Provided material |
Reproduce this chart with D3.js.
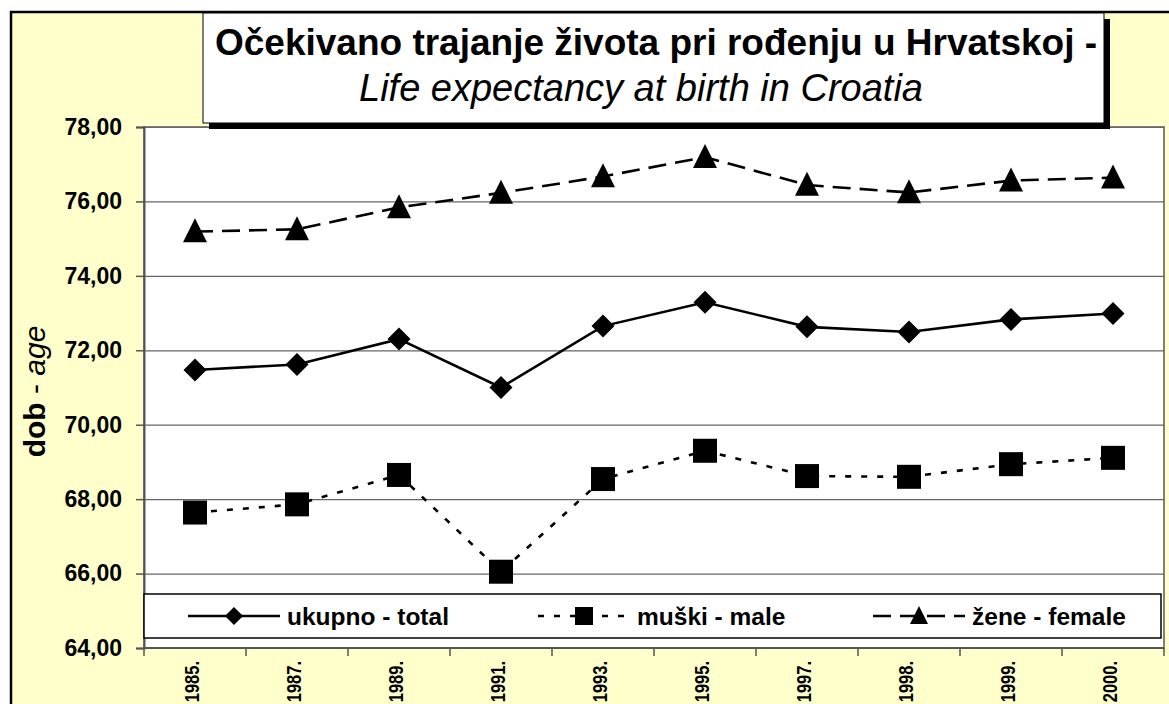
<!DOCTYPE html>
<html lang="hr">
<head>
	<meta charset="UTF-8"/>
	<title>Očekivano trajanje života pri rođenju u Hrvatskoj</title>
	<script src="https://d3js.org/d3.v7.min.js"></script>
	<style>
		body { margin:0; background:#ffffff; }
		svg { display:block; font-family:"Liberation Sans", Arial, Helvetica, sans-serif; }
	</style>
</head>
<body>
<script>
	var w = 1169;
	var h = 704;

	// ---------- data ----------
	var years  = ["1985.","1987.","1989.","1991.","1993.","1995.","1997.","1998.","1999.","2000."];
	var total  = [71.47,71.62,72.30,71.00,72.65,73.29,72.63,72.49,72.83,72.99];
	var male   = [67.64,67.86,68.65,66.05,68.54,69.30,68.62,68.60,68.94,69.11];
	var female = [75.19,75.25,75.84,76.23,76.67,77.19,76.44,76.24,76.56,76.64];
	var yTicks = [64,66,68,70,72,74,76,78];

	var series = [
		{name:"ukupno - total", values:total,  marker:"diamond",  dash:null},
		{name:"muški - male",   values:male,   marker:"square",   dash:"6,10"},
		{name:"žene - female",  values:female, marker:"triangle", dash:"18,9"}
	];

	var plot = {left:144, right:1164, top:127, bottom:648};

	var xScale = d3.scaleBand()
				.domain(years)
				.range([plot.left, plot.right]);

	var yScale = d3.scaleLinear()
				.domain([64,78])
				.range([plot.bottom, plot.top]);

	function cx(i){ return xScale(years[i]) + xScale.bandwidth()/2; }
	function fmt(d){ return d.toFixed(2).replace(".", ","); }

	var svg = d3.select("body")
				.append("svg")
				.attr("width", w)
				.attr("height", h);

	//-------------- chart background ---------------
	svg.append("rect")
		.attr("x", 11).attr("y", 12)
		.attr("width", w + 20).attr("height", h + 20)
		.attr("fill", "#ffffcc")
		.attr("stroke", "#000")
		.attr("stroke-width", 2.5);

	//-------------- plot area ---------------
	svg.append("rect")
		.attr("x", plot.left).attr("y", plot.top)
		.attr("width", plot.right - plot.left)
		.attr("height", plot.bottom - plot.top)
		.attr("fill", "#ffffff")
		.attr("stroke", "#808080")
		.attr("stroke-width", 2);

	// gridlines
	svg.append("g")
		.attr("transform", "translate(" + plot.left + ",0)")
		.call(d3.axisLeft(yScale).tickValues(yTicks).tickSize(-(plot.right - plot.left)).tickFormat(""))
		.call(function(g){
			g.select(".domain").remove();
			g.selectAll("line").attr("stroke", "#666").attr("stroke-width", 1.2);
		});

	// y axis
	svg.append("g")
		.attr("transform", "translate(" + plot.left + ",0)")
		.call(d3.axisLeft(yScale).tickValues(yTicks).tickSize(8).tickPadding(14).tickFormat(fmt))
		.call(function(g){
			g.select(".domain").attr("stroke", "#555").attr("stroke-width", 2);
			g.selectAll("line").attr("stroke", "#555").attr("stroke-width", 1.5);
			g.selectAll("text")
				.attr("font-family", "'Liberation Sans', Arial, sans-serif")
				.attr("font-size", 23)
				.attr("font-weight", "bold")
				.attr("fill", "#000");
		});

	// x axis: ticks between categories, labels rotated (cut at the bottom edge like the original)
	var xEdges = years.map(function(d){ return xScale(d); }).concat([plot.right]);
	svg.append("line")
		.attr("x1", plot.left).attr("x2", plot.right)
		.attr("y1", plot.bottom).attr("y2", plot.bottom)
		.attr("stroke", "#555").attr("stroke-width", 2);

	svg.selectAll(".xtick")
		.data(xEdges)
		.enter()
		.append("line")
		.attr("class", "xtick")
		.attr("x1", function(d){ return d; })
		.attr("x2", function(d){ return d; })
		.attr("y1", plot.bottom)
		.attr("y2", plot.bottom + 8)
		.attr("stroke", "#555")
		.attr("stroke-width", 1.5);

	svg.selectAll(".xlabel")
		.data(years)
		.enter()
		.append("text")
		.attr("class", "xlabel")
		.attr("transform", function(d){
			return "translate(" + (xScale(d) + xScale.bandwidth()/2 + 4) + "," + (plot.bottom + 13) + ") rotate(-90) scale(1,1.2)";
		})
		.attr("text-anchor", "end")
		.attr("font-size", 16.5)
		.attr("font-weight", "bold")
		.text(function(d){ return d; });

	// y axis title
	var ytitle = svg.append("text")
		.attr("transform", "translate(45," + ((plot.top + plot.bottom)/2 + 4) + ") rotate(-90)")
		.attr("text-anchor", "middle")
		.attr("font-size", 30);
	ytitle.append("tspan").attr("font-weight", "bold").text("dob");
	ytitle.append("tspan").text(" - ");
	ytitle.append("tspan").attr("font-style", "italic").text("age");

	//-------------- lines and markers ---------------
	var line = d3.line()
				.x(function(d,i){ return cx(i); })
				.y(function(d){ return yScale(d); });

	function drawMarker(g, type, x, y, s){
		if (type == "diamond") {
			g.append("path")
				.attr("d", "M" + x + "," + (y - s/2) + "L" + (x + s/2) + "," + y + "L" + x + "," + (y + s/2) + "L" + (x - s/2) + "," + y + "Z")
				.attr("fill", "#000");
		} else if (type == "square") {
			g.append("rect")
				.attr("x", x - s/2).attr("y", y - s/2)
				.attr("width", s).attr("height", s)
				.attr("fill", "#000");
		} else {
			g.append("path")
				.attr("d", "M" + x + "," + (y - s*0.55) + "L" + (x + s/2) + "," + (y + s*0.45) + "L" + (x - s/2) + "," + (y + s*0.45) + "Z")
				.attr("fill", "#000");
		}
	}

	var sizes = {diamond:23, square:24, triangle:24};

	series.forEach(function(s){
		svg.append("path")
			.datum(s.values)
			.attr("d", line)
			.attr("fill", "none")
			.attr("stroke", "#000")
			.attr("stroke-width", 2.6)
			.attr("stroke-dasharray", s.dash);

		var g = svg.append("g");
		s.values.forEach(function(v,i){
			drawMarker(g, s.marker, cx(i), yScale(v), sizes[s.marker]);
		});
	});

	//-------------- legend ---------------
	svg.append("rect")
		.attr("x", plot.left).attr("y", 594)
		.attr("width", 1161 - plot.left).attr("height", 44)
		.attr("fill", "#ffffff")
		.attr("stroke", "#000")
		.attr("stroke-width", 1.5);

	var legendX = [188, 538, 873];
	var legendY = 616;
	series.forEach(function(s,i){
		var g = svg.append("g");
		var x0 = legendX[i];
		g.append("line")
			.attr("x1", x0).attr("x2", x0 + 92)
			.attr("y1", legendY).attr("y2", legendY)
			.attr("stroke", "#000")
			.attr("stroke-width", 2.6)
			.attr("stroke-dasharray", s.dash);
		drawMarker(g, s.marker, x0 + 46, legendY, 18);
		g.append("text")
			.attr("x", x0 + 99)
			.attr("y", legendY + 9)
			.attr("font-size", 24.5)
			.attr("font-weight", "bold")
			.text(s.name);
	});

	//-------------- title box ---------------
	svg.append("rect")
		.attr("x", 209).attr("y", 19)
		.attr("width", 901).attr("height", 110)
		.attr("fill", "#000");
	svg.append("rect")
		.attr("x", 203).attr("y", 13)
		.attr("width", 901).attr("height", 110)
		.attr("fill", "#ffffff")
		.attr("stroke", "#000")
		.attr("stroke-width", 1);

	svg.append("text")
		.attr("x", 656).attr("y", 55)
		.attr("text-anchor", "middle")
		.attr("font-size", 37)
		.attr("font-weight", "bold")
		.text("Očekivano trajanje života pri rođenju u Hrvatskoj -");

	svg.append("text")
		.attr("x", 641).attr("y", 101)
		.attr("text-anchor", "middle")
		.attr("font-size", 38)
		.attr("font-style", "italic")
		.text("Life expectancy at birth in Croatia");
</script>
</body>
</html>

Aim of the exercise | Output the data exactly. Pictures don't belong in the result.

Solution for this problem |
Reproduce this chart with D3.js.
<!DOCTYPE html>
<html lang="hr">
<head>
	<meta charset="UTF-8"/>
	<title>Očekivano trajanje života pri rođenju u Hrvatskoj</title>
	<script src="https://d3js.org/d3.v7.min.js"></script>
	<style>
		body { margin:0; background:#ffffff; }
		svg { display:block; font-family:"Liberation Sans", Arial, Helvetica, sans-serif; }
	</style>
</head>
<body>
<script>
	var w = 1169;
	var h = 704;

	// ---------- data ----------
	var years  = ["1985.","1987.","1989.","1991.","1993.","1995.","1997.","1998.","1999.","2000."];
	var total  = [71.47,71.62,72.30,71.00,72.65,73.29,72.63,72.49,72.83,72.99];
	var male   = [67.64,67.86,68.65,66.05,68.54,69.30,68.62,68.60,68.94,69.11];
	var female = [75.19,75.25,75.84,76.23,76.67,77.19,76.44,76.24,76.56,76.64];
	var yTicks = [64,66,68,70,72,74,76,78];

	var series = [
		{name:"ukupno - total", values:total,  marker:"diamond",  dash:null},
		{name:"muški - male",   values:male,   marker:"square",   dash:"6,10"},
		{name:"žene - female",  values:female, marker:"triangle", dash:"18,9"}
	];

	var plot = {left:144, right:1164, top:127, bottom:648};

	var xScale = d3.scaleBand()
				.domain(years)
				.range([plot.left, plot.right]);

	var yScale = d3.scaleLinear()
				.domain([64,78])
				.range([plot.bottom, plot.top]);

	function cx(i){ return xScale(years[i]) + xScale.bandwidth()/2; }
	function fmt(d){ return d.toFixed(2).replace(".", ","); }

	var svg = d3.select("body")
				.append("svg")
				.attr("width", w)
				.attr("height", h);

	//-------------- chart background ---------------
	svg.append("rect")
		.attr("x", 11).attr("y", 12)
		.attr("width", w + 20).attr("height", h + 20)
		.attr("fill", "#ffffcc")
		.attr("stroke", "#000")
		.attr("stroke-width", 2.5);

	//-------------- plot area ---------------
	svg.append("rect")
		.attr("x", plot.left).attr("y", plot.top)
		.attr("width", plot.right - plot.left)
		.attr("height", plot.bottom - plot.top)
		.attr("fill", "#ffffff")
		.attr("stroke", "#808080")
		.attr("stroke-width", 2);

	// gridlines
	svg.append("g")
		.attr("transform", "translate(" + plot.left + ",0)")
		.call(d3.axisLeft(yScale).tickValues(yTicks).tickSize(-(plot.right - plot.left)).tickFormat(""))
		.call(function(g){
			g.select(".domain").remove();
			g.selectAll("line").attr("stroke", "#666").attr("stroke-width", 1.2);
		});

	// y axis
	svg.append("g")
		.attr("transform", "translate(" + plot.left + ",0)")
		.call(d3.axisLeft(yScale).tickValues(yTicks).tickSize(8).tickPadding(14).tickFormat(fmt))
		.call(function(g){
			g.select(".domain").attr("stroke", "#555").attr("stroke-width", 2);
			g.selectAll("line").attr("stroke", "#555").attr("stroke-width", 1.5);
			g.selectAll("text")
				.attr("font-family", "'Liberation Sans', Arial, sans-serif")
				.attr("font-size", 23)
				.attr("font-weight", "bold")
				.attr("fill", "#000");
		});

	// x axis: ticks between categories, labels rotated (cut at the bottom edge like the original)
	var xEdges = years.map(function(d){ return xScale(d); }).concat([plot.right]);
	svg.append("line")
		.attr("x1", plot.left).attr("x2", plot.right)
		.attr("y1", plot.bottom).attr("y2", plot.bottom)
		.attr("stroke", "#555").attr("stroke-width", 2);

	svg.selectAll(".xtick")
		.data(xEdges)
		.enter()
		.append("line")
		.attr("class", "xtick")
		.attr("x1", function(d){ return d; })
		.attr("x2", function(d){ return d; })
		.attr("y1", plot.bottom)
		.attr("y2", plot.bottom + 8)
		.attr("stroke", "#555")
		.attr("stroke-width", 1.5);

	svg.selectAll(".xlabel")
		.data(years)
		.enter()
		.append("text")
		.attr("class", "xlabel")
		.attr("transform", function(d){
			return "translate(" + (xScale(d) + xScale.bandwidth()/2 + 4) + "," + (plot.bottom + 13) + ") rotate(-90) scale(1,1.2)";
		})
		.attr("text-anchor", "end")
		.attr("font-size", 16.5)
		.attr("font-weight", "bold")
		.text(function(d){ return d; });

	// y axis title
	var ytitle = svg.append("text")
		.attr("transform", "translate(45," + ((plot.top + plot.bottom)/2 + 4) + ") rotate(-90)")
		.attr("text-anchor", "middle")
		.attr("font-size", 30);
	ytitle.append("tspan").attr("font-weight", "bold").text("dob");
	ytitle.append("tspan").text(" - ");
	ytitle.append("tspan").attr("font-style", "italic").text("age");

	//-------------- lines and markers ---------------
	var line = d3.line()
				.x(function(d,i){ return cx(i); })
				.y(function(d){ return yScale(d); });

	function drawMarker(g, type, x, y, s){
		if (type == "diamond") {
			g.append("path")
				.attr("d", "M" + x + "," + (y - s/2) + "L" + (x + s/2) + "," + y + "L" + x + "," + (y + s/2) + "L" + (x - s/2) + "," + y + "Z")
				.attr("fill", "#000");
		} else if (type == "square") {
			g.append("rect")
				.attr("x", x - s/2).attr("y", y - s/2)
				.attr("width", s).attr("height", s)
				.attr("fill", "#000");
		} else {
			g.append("path")
				.attr("d", "M" + x + "," + (y - s*0.55) + "L" + (x + s/2) + "," + (y + s*0.45) + "L" + (x - s/2) + "," + (y + s*0.45) + "Z")
				.attr("fill", "#000");
		}
	}

	var sizes = {diamond:23, square:24, triangle:24};

	series.forEach(function(s){
		svg.append("path")
			.datum(s.values)
			.attr("d", line)
			.attr("fill", "none")
			.attr("stroke", "#000")
			.attr("stroke-width", 2.6)
			.attr("stroke-dasharray", s.dash);

		var g = svg.append("g");
		s.values.forEach(function(v,i){
			drawMarker(g, s.marker, cx(i), yScale(v), sizes[s.marker]);
		});
	});

	//-------------- legend ---------------
	svg.append("rect")
		.attr("x", plot.left).attr("y", 594)
		.attr("width", 1161 - plot.left).attr("height", 44)
		.attr("fill", "#ffffff")
		.attr("stroke", "#000")
		.attr("stroke-width", 1.5);

	var legendX = [188, 538, 873];
	var legendY = 616;
	series.forEach(function(s,i){
		var g = svg.append("g");
		var x0 = legendX[i];
		g.append("line")
			.attr("x1", x0).attr("x2", x0 + 92)
			.attr("y1", legendY).attr("y2", legendY)
			.attr("stroke", "#000")
			.attr("stroke-width", 2.6)
			.attr("stroke-dasharray", s.dash);
		drawMarker(g, s.marker, x0 + 46, legendY, 18);
		g.append("text")
			.attr("x", x0 + 99)
			.attr("y", legendY + 9)
			.attr("font-size", 24.5)
			.attr("font-weight", "bold")
			.text(s.name);
	});

	//-------------- title box ---------------
	svg.append("rect")
		.attr("x", 209).attr("y", 19)
		.attr("width", 901).attr("height", 110)
		.attr("fill", "#000");
	svg.append("rect")
		.attr("x", 203).attr("y", 13)
		.attr("width", 901).attr("height", 110)
		.attr("fill", "#ffffff")
		.attr("stroke", "#000")
		.attr("stroke-width", 1);

	svg.append("text")
		.attr("x", 656).attr("y", 55)
		.attr("text-anchor", "middle")
		.attr("font-size", 37)
		.attr("font-weight", "bold")
		.text("Očekivano trajanje života pri rođenju u Hrvatskoj -");

	svg.append("text")
		.attr("x", 641).attr("y", 101)
		.attr("text-anchor", "middle")
		.attr("font-size", 38)
		.attr("font-style", "italic")
		.text("Life expectancy at birth in Croatia");
</script>
</body>
</html>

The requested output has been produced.